On April 9, 1969, Harvard President Nathan M. Pusey '28 called in police to remove student demonstrators from University Hall, which they had taken over to protest University policies on issues ranging from real estate to the Reserve Officer Training Corps.
Few could have imagined at the time that the decision would trigger a stream of events that would eventually lead to Pusey's resignation and create the need for a search for Harvard's 25th president.
Fewer than two years after the University Hall incident, Dean of the Law School Derek C. Bok, one of the deans who reportedly had asked Pusey to reconsider his decision to storm University Hall, was named president of Harvard University.
The search for Bok, which occupied much of the 1970-71 academic year, began with the widely-expected announcement of Pusey's resignation of February 16, 1970.
Pusey himself acknowledged that the turmoil which had rocked the University provided for a good time to select new leadership. The outgoing president declared that "this is a propitious point for a new President to take over."
The Search
The search for Pusey's successor was of a scale never before seen in Cambridge.
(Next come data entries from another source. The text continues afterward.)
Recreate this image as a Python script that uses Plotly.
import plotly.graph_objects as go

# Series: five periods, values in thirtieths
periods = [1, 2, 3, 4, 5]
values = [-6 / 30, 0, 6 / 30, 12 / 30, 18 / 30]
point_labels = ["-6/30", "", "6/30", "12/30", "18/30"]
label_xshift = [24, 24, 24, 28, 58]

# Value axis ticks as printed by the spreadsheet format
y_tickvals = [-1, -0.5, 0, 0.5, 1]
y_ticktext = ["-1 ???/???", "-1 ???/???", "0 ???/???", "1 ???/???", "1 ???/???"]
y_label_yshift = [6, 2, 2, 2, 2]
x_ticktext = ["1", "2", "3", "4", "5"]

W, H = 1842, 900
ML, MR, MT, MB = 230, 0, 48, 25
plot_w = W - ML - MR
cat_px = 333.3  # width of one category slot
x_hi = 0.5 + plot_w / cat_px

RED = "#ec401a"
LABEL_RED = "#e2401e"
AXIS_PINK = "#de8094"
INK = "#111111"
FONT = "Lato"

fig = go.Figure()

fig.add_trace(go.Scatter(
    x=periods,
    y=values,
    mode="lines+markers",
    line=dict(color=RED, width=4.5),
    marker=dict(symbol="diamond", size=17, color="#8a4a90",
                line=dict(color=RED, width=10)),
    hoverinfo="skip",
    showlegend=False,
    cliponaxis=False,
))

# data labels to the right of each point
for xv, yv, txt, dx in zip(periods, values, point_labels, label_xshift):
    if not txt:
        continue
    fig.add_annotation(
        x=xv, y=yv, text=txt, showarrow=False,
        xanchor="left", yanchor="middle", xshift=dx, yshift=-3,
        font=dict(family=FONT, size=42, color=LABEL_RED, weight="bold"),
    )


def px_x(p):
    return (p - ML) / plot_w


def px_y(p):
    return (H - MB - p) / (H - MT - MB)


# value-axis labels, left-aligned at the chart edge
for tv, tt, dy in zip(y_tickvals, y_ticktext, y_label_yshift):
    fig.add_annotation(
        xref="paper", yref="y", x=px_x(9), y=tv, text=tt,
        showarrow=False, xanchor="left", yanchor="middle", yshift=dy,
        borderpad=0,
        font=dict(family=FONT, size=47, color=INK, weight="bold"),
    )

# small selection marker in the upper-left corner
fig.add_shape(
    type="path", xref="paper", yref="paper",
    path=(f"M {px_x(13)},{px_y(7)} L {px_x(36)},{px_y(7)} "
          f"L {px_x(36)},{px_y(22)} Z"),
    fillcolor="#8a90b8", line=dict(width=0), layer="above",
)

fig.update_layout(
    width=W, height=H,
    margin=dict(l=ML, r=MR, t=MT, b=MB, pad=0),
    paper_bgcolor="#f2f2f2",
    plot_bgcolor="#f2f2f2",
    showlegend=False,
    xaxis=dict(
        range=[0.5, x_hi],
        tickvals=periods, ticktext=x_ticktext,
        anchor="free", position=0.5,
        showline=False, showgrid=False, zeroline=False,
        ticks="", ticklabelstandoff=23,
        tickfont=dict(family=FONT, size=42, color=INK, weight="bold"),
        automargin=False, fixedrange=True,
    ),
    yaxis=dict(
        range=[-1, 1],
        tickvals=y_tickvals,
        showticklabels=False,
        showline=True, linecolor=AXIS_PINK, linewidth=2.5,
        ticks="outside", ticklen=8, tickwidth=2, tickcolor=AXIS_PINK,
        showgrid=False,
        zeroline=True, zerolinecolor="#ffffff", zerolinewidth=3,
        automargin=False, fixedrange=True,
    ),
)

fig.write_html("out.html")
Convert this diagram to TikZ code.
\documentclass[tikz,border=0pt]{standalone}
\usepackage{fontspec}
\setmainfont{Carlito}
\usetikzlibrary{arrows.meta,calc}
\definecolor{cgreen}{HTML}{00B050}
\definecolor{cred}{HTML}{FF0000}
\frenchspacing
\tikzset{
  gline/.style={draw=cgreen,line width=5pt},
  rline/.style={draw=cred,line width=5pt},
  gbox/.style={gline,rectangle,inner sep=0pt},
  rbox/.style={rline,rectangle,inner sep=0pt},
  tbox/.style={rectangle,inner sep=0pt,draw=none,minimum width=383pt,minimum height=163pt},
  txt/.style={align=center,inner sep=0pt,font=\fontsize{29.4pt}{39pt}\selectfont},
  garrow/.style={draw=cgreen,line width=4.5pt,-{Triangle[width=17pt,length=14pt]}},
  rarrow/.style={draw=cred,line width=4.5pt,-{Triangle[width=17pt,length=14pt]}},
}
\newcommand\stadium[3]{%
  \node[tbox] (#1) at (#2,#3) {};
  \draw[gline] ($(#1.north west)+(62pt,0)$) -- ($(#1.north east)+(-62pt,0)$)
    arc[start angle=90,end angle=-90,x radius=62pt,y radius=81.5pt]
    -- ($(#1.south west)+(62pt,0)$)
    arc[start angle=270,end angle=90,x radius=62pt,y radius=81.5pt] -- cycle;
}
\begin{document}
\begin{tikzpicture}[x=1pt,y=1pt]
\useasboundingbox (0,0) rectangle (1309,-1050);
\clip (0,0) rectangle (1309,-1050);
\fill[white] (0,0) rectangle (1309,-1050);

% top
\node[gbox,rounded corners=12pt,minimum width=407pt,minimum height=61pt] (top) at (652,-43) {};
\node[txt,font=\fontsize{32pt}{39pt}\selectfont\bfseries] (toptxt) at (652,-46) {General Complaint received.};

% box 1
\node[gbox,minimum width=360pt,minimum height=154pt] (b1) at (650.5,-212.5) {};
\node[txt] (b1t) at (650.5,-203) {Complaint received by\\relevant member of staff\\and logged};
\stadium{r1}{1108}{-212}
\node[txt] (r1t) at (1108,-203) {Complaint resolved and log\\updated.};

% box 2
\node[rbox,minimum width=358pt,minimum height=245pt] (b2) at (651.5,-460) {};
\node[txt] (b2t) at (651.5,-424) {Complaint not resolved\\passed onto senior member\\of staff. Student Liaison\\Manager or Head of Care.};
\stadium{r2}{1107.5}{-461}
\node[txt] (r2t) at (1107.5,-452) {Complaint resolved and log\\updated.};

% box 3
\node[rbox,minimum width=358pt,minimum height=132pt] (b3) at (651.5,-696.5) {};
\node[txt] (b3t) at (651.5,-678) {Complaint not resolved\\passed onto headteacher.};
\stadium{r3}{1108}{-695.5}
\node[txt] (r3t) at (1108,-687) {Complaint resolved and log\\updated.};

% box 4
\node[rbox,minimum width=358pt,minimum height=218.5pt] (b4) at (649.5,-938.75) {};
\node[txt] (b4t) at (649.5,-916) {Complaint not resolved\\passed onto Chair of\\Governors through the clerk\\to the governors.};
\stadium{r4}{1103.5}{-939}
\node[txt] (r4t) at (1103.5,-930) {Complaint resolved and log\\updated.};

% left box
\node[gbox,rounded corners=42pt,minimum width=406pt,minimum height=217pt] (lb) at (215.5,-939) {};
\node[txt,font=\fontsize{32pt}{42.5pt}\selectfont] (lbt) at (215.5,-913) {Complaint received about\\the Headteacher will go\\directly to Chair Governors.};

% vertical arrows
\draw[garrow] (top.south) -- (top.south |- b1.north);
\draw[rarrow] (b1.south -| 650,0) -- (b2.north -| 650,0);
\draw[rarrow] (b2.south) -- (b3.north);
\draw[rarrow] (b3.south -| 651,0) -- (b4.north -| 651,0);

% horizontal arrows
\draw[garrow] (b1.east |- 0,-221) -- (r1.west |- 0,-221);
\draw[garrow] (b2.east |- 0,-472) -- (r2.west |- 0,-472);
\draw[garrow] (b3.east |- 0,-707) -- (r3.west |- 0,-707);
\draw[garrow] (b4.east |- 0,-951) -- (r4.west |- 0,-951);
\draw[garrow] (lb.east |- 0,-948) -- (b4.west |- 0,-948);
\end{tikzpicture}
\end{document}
It began with an unprecedented move by the Corporation (the University's top governing board which helps choose the president) to send out 203,000 letters to students, faculty, alumni and staff soliciting names of possible candidates. This effort to poll the community as to what type of person was desirable resulted in several thousand responses and a list of more than 600 names.
Interviews often lasting more than an hour were held with key faculty members to discuss characteristics they desired in the next president. By the beginning of the year, more than 100 such interviews had been conducted.
Along with a list of names, the Corporation compiled a list of desirable qualities. The ideal candidate would have liberal--but not too liberal--political views, since conservatives were not seen as viable candidates, given the student climate.
Intellectual distinction and membership in an academic community--preferably Harvard--were also deemed important attributes.
The Corporation then moved the process into high gear. It compiled three lists: one of public figures, one of professors and administrators outside of Harvard and one of Harvard community members.
From the beginning, Bok's name was listed first among possible candidates by many search watchers.
Other names often mentioned at the time as possible picks included Kingman Brewster, the president of Yale University; Samuel I. Hayakawa, the president of San Francisco State College; and McGeorge Bundy, president of the Ford Foundation and a former confidant of John F. Kennedy '40.
The president of Radcliffe, Mary I. Bunting, was the only woman mentioned as a candidate, but she was never considered a serious contender.